Certain financial information of the combined company following the Merger (the “combined company”) was determined by methods other than in accordance with U.S. generally accepted accounting principles (“GAAP”), including Pro Forma Adjusted EBITDA, Pro Forma Net Debt and Pro Forma Cash Interest Expense, which are Adjusted EBITDA, Net Debt and Cash Interest Expense, further adjusted as described in “Summary unaudited pro forma condensed combined financial information.” “Pro Forma Adjusted EBITDA” is defined as: pro forma net income (loss) adjusted for (i) interest expense, (ii) interest income, (iii) taxes, (iv) restructuring and related costs, (v) transaction and related costs, (vi) impairments and exit related costs, (vii) goodwill impairment, (viii) inventory step up adjustment, (ix) gain on sale of assets, (x) depreciation, (xi) amortization, and (xii) share-based compensation expense. “Pro Forma Net Debt” is defined as: pro forma current maturities of long-term debt adjusted for (i) long-term debt and (ii) cash. “Pro Forma Cash Interest Expense” is defined as: pro forma interest expense excluding amortization of financing fees and other non-cash interest expense.

 

Our management believes that these non-GAAP measures are useful measures for providing investors with additional information regarding the combined company when used in conjunction with the unaudited pro forma condensed combined financial information and the reconciliations to corresponding GAAP financial measures. These non-GAAP financial measures, and certain ratios related thereto, are presented to show trends that investors may find useful in evaluating the combined company’s business and understanding its ability to service its debt.
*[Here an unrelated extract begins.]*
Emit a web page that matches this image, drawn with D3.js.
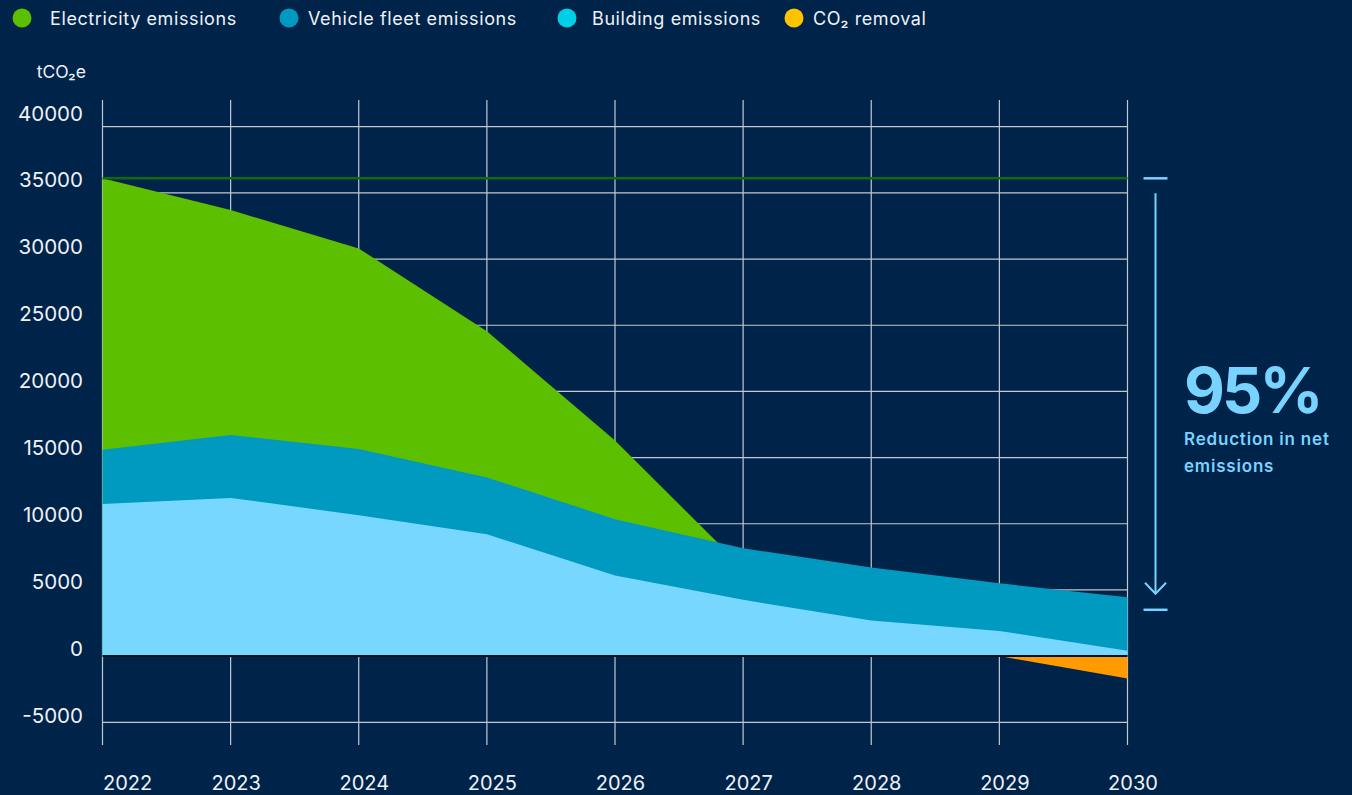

This information should be considered in addition to, and not as substitute for, information prepared in accordance with GAAP and has important limitations as an analytical tool because it may exclude items that are significant in understanding and analyzing the combined company’s financial results.

 

These non-GAAP financial measures contain a variety of adjustments and assumptions and do not represent the actual financial position or results of the combined company. We strongly encourage investors to review the unaudited pro forma condensed combined financial information in its entirety and caution investors that, because non-GAAP financial measures are not standardized, it may not be possible to compare such measures to the non-GAAP financial measures presented by other companies, even if they have the same or similar names.

 

For a more detailed discussion and for reconciliations of these non-GAAP financial measures to their most closely comparable financial measures calculated in accordance with GAAP, see “Summary unaudited pro forma condensed combined financial information.”